Picket Post House

Historic Building Fact Sheet

picketpost mansion

The historic Picket Post House as viewed from the main trail at the Boyce Thompson Arboretum. (Feb. 2024) Photo credit: Jake Case

Need to Know Info

AddressNorth Picket Post Road
Superior, Arizona
Coordinates33°16’42.09″N, -111°09’11.7″N
Date Added to NRHPMarch 26, 1976 (as part of Boyce Thompson Arboretum)

The Picket Post House was the 1920s winter estate of mining magnate William Boyce Thompson, situated dramatically on a cliff above the Boyce Thompson Arboretum he founded. The property was sold off in 1946, and changed ownership numerous times over the years.
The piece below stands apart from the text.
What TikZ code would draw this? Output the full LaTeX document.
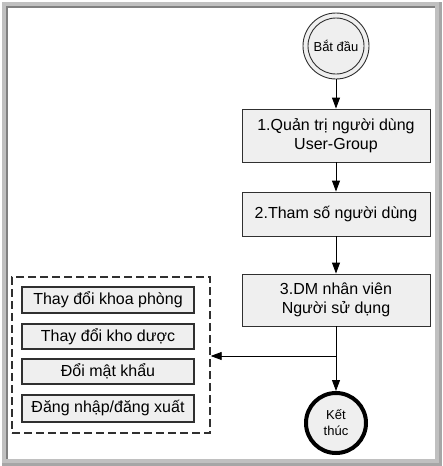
\documentclass[tikz,border=0pt]{standalone}
\usepackage{fontspec}
\setmainfont{Liberation Sans}
\usetikzlibrary{arrows.meta}
\definecolor{boxfill}{HTML}{EFEFEF}
\definecolor{frameL}{HTML}{C0C0C0}
\definecolor{frameD}{HTML}{808080}
\definecolor{edge}{HTML}{303030}
\tikzset{
  procbox/.style={draw=edge, line width=0.9pt, fill=boxfill, minimum width=188pt, align=center, inner sep=0pt,
    font=\fontsize{16}{19.5}\selectfont},
  subbox/.style={draw=edge, line width=1.1pt, fill=boxfill, minimum width=172pt, align=center, inner sep=0pt,
    font=\fontsize{16}{19.5}\selectfont},
  grp/.style={draw=edge, line width=1.4pt, dash pattern=on 8pt off 4pt, minimum width=198pt, minimum height=156pt, inner sep=0pt},
  flow/.style={draw=black, line width=0.9pt, -{Triangle[length=11pt,width=8pt]}},
  termtxt/.style={font=\fontsize{13}{16}\selectfont, align=center}
}
\begin{document}
\begin{tikzpicture}[x=1pt,y=-1pt]
\useasboundingbox (0,0) rectangle (442,466);
% outer frame
\fill[white] (0,0) rectangle (442,466);
\fill[frameL] (1.5,1.5) rectangle (442,466);
\fill[black!35] (439,1.5) rectangle (442,466);
\fill[black!35] (1.5,463) rectangle (442,466);
\fill[white] (6,6) rectangle (435,459);
\draw[frameD, line width=2pt] (7,459) -- (7,7) -- (435,7);

% start
\node[circle, draw=edge, line width=0.9pt, fill=boxfill, minimum size=66pt, inner sep=0pt] (start) at (336,46) {};
\node[circle, draw=edge, line width=0.9pt, fill=boxfill, minimum size=56pt, inner sep=0pt, termtxt] (startin) at (336,46) {Bắt đầu};

% process boxes
\node[procbox, minimum height=53pt] (p1) at (336,135.5) {1.Quản trị người dùng\\User-Group};
\node[procbox, minimum height=44pt] (p2) at (336,214) {2.Tham số người dùng};
\node[procbox, minimum height=52pt] (p3) at (336,300) {3.DM nhân viên\\Người sử dụng};

% end
\node[circle, draw=black, line width=4pt, fill=boxfill, minimum size=60pt, inner sep=0pt, termtxt] (end) at (336,423) {Kết\\thúc};

% group
\node[grp] (g) at (111,355) {};
\node[subbox, minimum height=26pt] (s1) at (108,300) {Thay đổi khoa phòng};
\node[subbox, minimum height=25pt] (s2) at (108,336.5) {Thay đổi kho dược};
\node[subbox, minimum height=25pt] (s3) at (108,371.5) {Đổi mật khẩu};
\node[subbox, minimum height=27pt] (s4) at (108,408.5) {Đăng nhập/đăng xuất};

% connectors
\draw[flow] (start) -- (p1);
\draw[flow] (p1) -- (p2);
\draw[flow] (p2) -- (p3);
\draw[flow] (p3) -- (end);
\coordinate (j) at (336,356);
\draw[flow] (j) -- (g.east |- j);
\end{tikzpicture}
\end{document}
In 1953, one of the house’s three structures (the Cliff House) was destroyed by a fire. In 2008 the property was reacquired by the Arboretum to be restored. Tours have not been offered at Picket Post House since 2019.

The In-Depth Story

The Picket Post House: William Boyce Thompson’s Elaborate Winter Home

Perched on a high cliff overlooking the Boyce Thompson Arboretum stands the Picket Post House, also known as the Picket Post Mansion. This dramatically situated estate served as the winter residence of William Boyce Thompson, the wealthy founder of the Arboretum.

William Boyce Thompson was a successful mining engineer who amassed a fortune from copper mining ventures in Arizona in the early 1900s. He established mining companies such as the Shannon Copper Company in Morenci and the Magma Mine in Superior. Thompson also created the prominent Newmont Mining Corporation. With his immense wealth, Thompson pursued philanthropic interests including improving agriculture and alleviating world hunger. In 1920 he founded the Boyce Thompson Institute for Plant Research in Yonkers, New York. A few years later, he established the Boyce Thompson Arboretum near Superior, Arizona, in 1924.
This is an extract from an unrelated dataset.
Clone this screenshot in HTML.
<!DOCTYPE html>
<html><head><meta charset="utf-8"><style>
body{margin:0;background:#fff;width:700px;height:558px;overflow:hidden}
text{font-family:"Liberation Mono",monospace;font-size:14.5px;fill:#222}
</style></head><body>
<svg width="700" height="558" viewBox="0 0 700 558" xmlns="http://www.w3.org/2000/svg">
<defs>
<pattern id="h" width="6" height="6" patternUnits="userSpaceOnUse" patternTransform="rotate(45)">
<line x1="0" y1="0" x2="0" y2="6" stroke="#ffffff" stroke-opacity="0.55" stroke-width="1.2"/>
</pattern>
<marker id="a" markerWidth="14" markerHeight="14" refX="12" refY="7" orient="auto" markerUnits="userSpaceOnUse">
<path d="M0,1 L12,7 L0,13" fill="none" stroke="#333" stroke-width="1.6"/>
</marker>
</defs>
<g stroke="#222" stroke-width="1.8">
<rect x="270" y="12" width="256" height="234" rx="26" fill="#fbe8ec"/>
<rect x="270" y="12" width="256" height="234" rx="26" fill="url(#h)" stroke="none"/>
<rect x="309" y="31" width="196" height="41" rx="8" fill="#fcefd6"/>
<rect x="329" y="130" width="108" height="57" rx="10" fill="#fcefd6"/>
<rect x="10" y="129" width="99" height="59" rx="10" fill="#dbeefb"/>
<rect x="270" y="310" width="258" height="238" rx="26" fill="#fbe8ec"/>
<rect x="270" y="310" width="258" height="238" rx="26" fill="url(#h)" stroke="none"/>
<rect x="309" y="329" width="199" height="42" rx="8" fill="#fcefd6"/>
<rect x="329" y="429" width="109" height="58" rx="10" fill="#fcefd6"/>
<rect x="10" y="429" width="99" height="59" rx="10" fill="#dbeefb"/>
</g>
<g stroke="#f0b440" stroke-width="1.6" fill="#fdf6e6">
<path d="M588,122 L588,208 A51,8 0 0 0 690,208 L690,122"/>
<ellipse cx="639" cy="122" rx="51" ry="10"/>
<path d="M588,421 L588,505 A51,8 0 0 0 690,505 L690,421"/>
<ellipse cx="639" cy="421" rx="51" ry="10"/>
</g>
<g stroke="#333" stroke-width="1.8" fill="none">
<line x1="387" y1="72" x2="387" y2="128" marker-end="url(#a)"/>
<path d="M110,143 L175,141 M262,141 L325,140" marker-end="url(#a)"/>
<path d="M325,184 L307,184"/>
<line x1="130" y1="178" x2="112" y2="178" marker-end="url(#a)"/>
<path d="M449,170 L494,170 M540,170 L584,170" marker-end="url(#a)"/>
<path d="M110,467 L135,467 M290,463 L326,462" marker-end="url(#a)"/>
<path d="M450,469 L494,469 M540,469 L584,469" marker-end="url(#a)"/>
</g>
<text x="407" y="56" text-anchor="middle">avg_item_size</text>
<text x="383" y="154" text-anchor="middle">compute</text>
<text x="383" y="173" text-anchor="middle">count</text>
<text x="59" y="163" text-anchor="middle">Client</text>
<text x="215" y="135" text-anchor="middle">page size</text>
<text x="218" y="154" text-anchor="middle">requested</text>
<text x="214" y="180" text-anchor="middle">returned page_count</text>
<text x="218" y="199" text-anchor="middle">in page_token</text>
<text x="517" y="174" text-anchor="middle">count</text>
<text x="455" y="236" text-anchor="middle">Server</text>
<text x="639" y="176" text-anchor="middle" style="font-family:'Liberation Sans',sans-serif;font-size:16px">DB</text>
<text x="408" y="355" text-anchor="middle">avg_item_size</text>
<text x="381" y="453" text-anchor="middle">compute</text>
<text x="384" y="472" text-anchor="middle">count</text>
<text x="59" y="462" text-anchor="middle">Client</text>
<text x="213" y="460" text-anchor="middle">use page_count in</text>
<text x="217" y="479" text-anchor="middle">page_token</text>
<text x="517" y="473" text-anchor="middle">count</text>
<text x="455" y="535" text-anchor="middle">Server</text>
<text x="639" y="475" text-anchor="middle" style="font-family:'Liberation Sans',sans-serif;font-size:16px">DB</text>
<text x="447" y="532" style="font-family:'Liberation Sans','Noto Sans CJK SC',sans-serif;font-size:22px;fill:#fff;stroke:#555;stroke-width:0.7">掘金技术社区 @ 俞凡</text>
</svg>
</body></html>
Seeking a winter home near his mining interests, Thompson chose a prominent spot overlooking the Arboretum property. Built between 1923 and 1929, the Picket Post House was designed by Thompson himself, modeled after a cliffside Greek monastery. Local contractor Jack Davey handled the construction, which took place in phases. The first section completed was the two-story Main House, with its red brick and stucco exterior. This contained a kitchen on the first floor and living spaces like the dining room and library upstairs.

Two other structures were later added in the Mediterranean Revival style. To the east sat the small stucco house of Thompson’s wife, Gertrude. To the south stood the most dramatic component, the three-story Cliff House. This wood-framed building with stucco finish housed Thompson’s private quarters. It was crowned by a rectangular water tower. The estate buildings featured details like thermae windows, red tile roofs, and extensions that made them seem built into the rocks. Thompson furnished the mansion with antiques and artwork from his European travels.

In 1928, Thompson donated the Picket Post House and surrounding land to the Arboretum. However, the high cost of upkeep proved too much, and the Arboretum sold the mansion in 1946. It passed through several owners, even serving as a bed and breakfast at one point. In 1953, the Cliff House was destroyed in a fire, leaving only the Main House and Gertrude’s House. In 2008, the surviving structures were acquired by Arizona State Parks and reunited with the Arboretum. Occasional public tours are now offered to help raise funds to restore the Picket Post House to its former glory. Though diminished, the dramatic cliffside estate still evokes the 1920s winter retreat of William Boyce Thompson.